Lansdon :The petitioner admits that his tax liability for the year 1919 has been correctly determined by the respondent and we, therefore, approve the asserted deficiency for that year in the amount of $2,199.43.
The petitioner introduced no evidence respecting the amount or the deductibility of $4,621.91 claimed as a deduction from gross income of 1920 as an ordinary and necessary expense paid or incurred in the construction of a new roof on a warehouse owned by him and used in his business. As to this issue the petitioner submitted his case on the pleadings, relying upon an admission in the respondent’s answer which reads as follows:
Admits that the Commissioner of Internal Revenue has disallowed a deduction of $4,620.91 claimed by the taxpayer to have been expended during the year 1920 for placing a new roof on taxpayer’s warehouse, but denies he committed error in so doing.
The answer of the respondent also denies that said expenditure represents an ordinary and necessary expense to the taxpayer in 1920 and further contains a general denial which in terms denies generally and specifically each and every allegation contained in the petition not previously admitted, qualified, or denied by the answer. Obviously, there is no admission by the respondent upon which we can base findings of fact sufficient to enable us to determine that the deduction claimed was an ordinary and necessary expense actually paid or incurred in the taxable year involved. On this point the determination of the respondent is approved for lack of evidence.
Prior to, and during the year, the dormitory of the Mississippi Agricultural and Mechanical College was managed by employees of that institution. The money to pay for the service so provided was collected from the students. The State made no appropriation for operating or revolving funds for this purpose. During the. year 1920, an audit disclosed that dormitory funds, collected from students, in the amount of approximately $80,000, had been lost or misappropriated. The dormitory management was without resources to meet its obligations to the petitioner and other creditors. The State of Mississippi was under no legal obligation to replace the misappropriated funds, but it was within the power of the legislature to appropriate public funds for the payment of such claims. Consulted by the Governor, the individual members of the legislature declined, for the most part, to commit themselves as to an appropriation or to approve the suggestion of borrowing money for the payment of the claim of the petitioner and others. There was no regular session of the legislature until 1922.
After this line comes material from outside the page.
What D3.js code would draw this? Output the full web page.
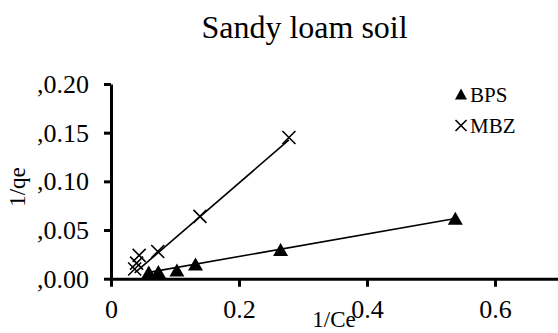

*537In all the circumstances, we are of the opinion that the petitioner’s claim against the dormitory management of the Mississippi Agricultural and Mechanical College was worthless at December 31, 1920. It was charged off during the taxable year and should be allowed as a deduction from gross income for such year. See United States v. S. S. White Dental Manufacturing Co. of Pennsylvania, 274 U. S. 398.
The petitioner’s brief filed in this proceeding, calls attention to an alleged mathematical error in the computation of the proposed deficiency in tax for the year 1920, and asserts that on the basis of the respondent’s action, the correct deficiency would be $4,906.57, instead of $4,954.28. We do not have sufficient data in the record to pass upon this question. Inasmuch, however, as the alleged error, if it exists, is purely mathematical, the matter can no doubt be checked and adi usted in the recomputation of the deficiency under Rule 50.
Reviewed by the Board.
Judgment will be entered on 15 days' notice, under Pule 50.